- Born: Dale Levitski Chicago, Illinois, U.S.
- Culinary career
- Previous restaurant(s) * Sinema, Nashville (2014–2016);
- Television shows Top Chef: Miami; Top Chef: All-Stars; ;

= Dale Levitski =

American chef

Dale Levitski is an American chef and television personality. He is a former Top Chef television series alum.

==Career==
===Television===
Dale Levitski competed on Top Chef season 3. After having been one of the runners-up to Hung Huynh (along with Casey Thompson), Levitski was invited to compete again on Top Chef season 8 among the All-Stars.

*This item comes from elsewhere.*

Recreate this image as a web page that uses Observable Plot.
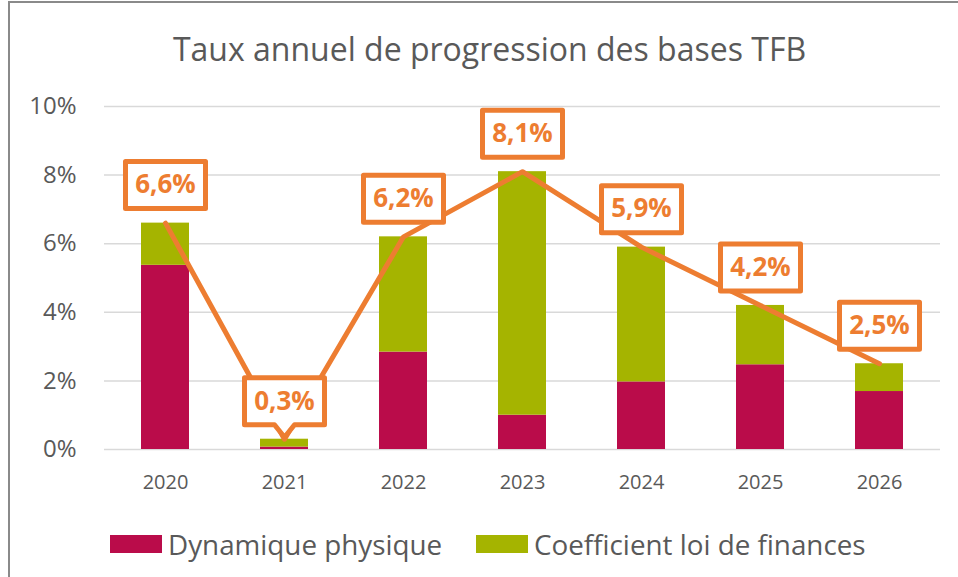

He was eliminated in the third episode.

===Chicago===
After leaving the TV show, it took Levitski 18 months to get going on his next project. He rebounded to open Sprout in 2009, garnering praise, three stars from the Chicago Tribune, and a semifinalist nod from the James Beard Foundation for Best Chef: Midwest, something that might be considered a coup considering the glut of competition in the brutally tough Chicago-centric category." A year after Sprout opened, the restaurant received a three star rating from the Chicago Tribune and also was named by Chicago Magazine as a Best Restaurant. Levitski also opened a bistro called Frog n' Snail. Levitski started to have failing health due to the stress of the two restaurants. He decided to leave Chicago, and the two restaurants closed after his departure.

===Nashville===
In 2014 Levitski moved from Chicago to Nashville, Tennessee, and opened a new restaurant called Sinema in the old Melrose Theater. He left the project in 2016.